Muslim World Hopes For Better Ties With New Pope


The Muslim world on Thursday expressed hopes for better ties with the Vatican under new Pope Francis, after years of strained relations with Benedict XVI who was seen as hostile to Islam.
The 57-member Organisation of Islamic Cooperation, and Al-Azhar, Sunni Islam’s highest seat of learning, came out with similar statements expressing this sentiment as they welcomed the Argentine’s election.
OIC chief Ekmeleddin Ihsanoglu, in a letter of congratulations, said he hoped “the relationship between Islam and Christianity will regain its cordiality and sincere friendship” under the new head of the Roman Catholic Church.
Ihsanoglu said that “over the last eight years, the OIC has called for and worked hard to propagate the idea of ‘historic reconciliation between Islam and Christianity’.”

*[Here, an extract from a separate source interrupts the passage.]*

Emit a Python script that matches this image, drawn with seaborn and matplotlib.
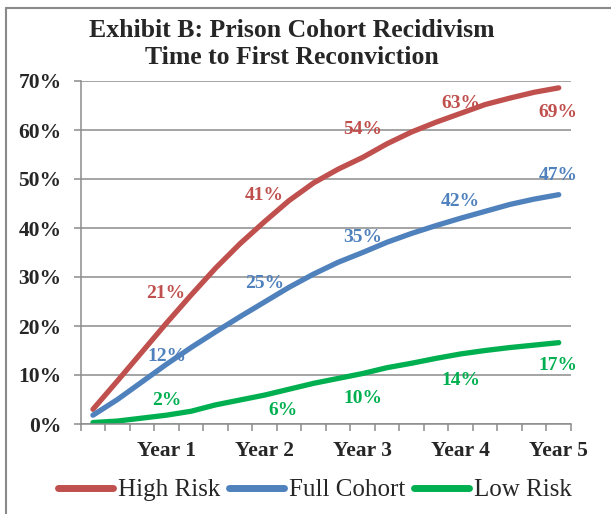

“I would like at this historic moment to reiterate this call,” wrote the secretary general of the organisation based in the Saudi city of Jeddah.
Al-Azhar also called for “better relations” with the Vatican under the new pope following the suspension of dialogue after statements by Benedict XVI sparked Muslim anger.
“As soon as a new policy emerges, we will resume the dialogue with the Vatican which was suspended in early 2011,” Mahmud Azab, adviser for inter-faith affairs to Al-Azhar imam Ahmed al-Tayyeb, told AFP.
Benedict’s papacy was plagued by a series of public relations blunders that offended many from the start of his reign.
In 2006, the German pontiff sparked fury across the Muslim world when he recounted an anecdote in which the Muslim Prophet Mohammed was described as a warmonger who spread evil teachings by the sword.
Dialogue resumed in 2009, but was again severed after Benedict strongly called for protection of Christian minorities following a January 2011 suicide bombing at a church in Alexandria, Egypt’s second city.
At the time, the Cairo-based Al-Azhar said it would cut ties again with the Vatican over Benedict’s “repeated treatment of Islam in a negative way, and his claims that Christians and others are oppressed in the Middle East.”
According to Ali Bakr, an expert on Islamic affairs at the Al-Ahram Centre for Political and Strategic Studies, “a restoration of good ties between the Muslim world and the Vatican depends on the new pope’s personality, thinking and vision for reconciliation.”
In the wake of uprisings that erupted in 2011, Islamists have emerged as the most powerful political force in several countries across the Middle East and North Africa, exacerbating a feeling of insecurity among minority Christians.
This was especially the case in Egypt, the Arab world’s most populous country with more than 80 million inhabitants and where the Muslim Brotherhood’s Mohamed Morsi was elected president in June 2012.
Egypt also has the region’s largest Christian community, the vast majority of them from the Coptic Orthodox Church, but a small portion of whom are linked to the Roman Catholic Church.
Christians in the region are also fearful about the spread of the Salafi movement which advocates a fundamentalist interpretation of Islam dominant in Saudi Arabia.
But following the election of the new pope, Shaaban Abdel Alim of the hardline Al-Nur party in Egypt moved to assure that “as Salafists, we are not against dialogue (with the Vatican), but rather we welcome it.”
Georges Fahmi, an expert on Copts from the Al-Badael Centre for Political Studies in Cairo, said he expected the new pope to “uphold common values of Islam and Christianity” and to promote a return to dialogue.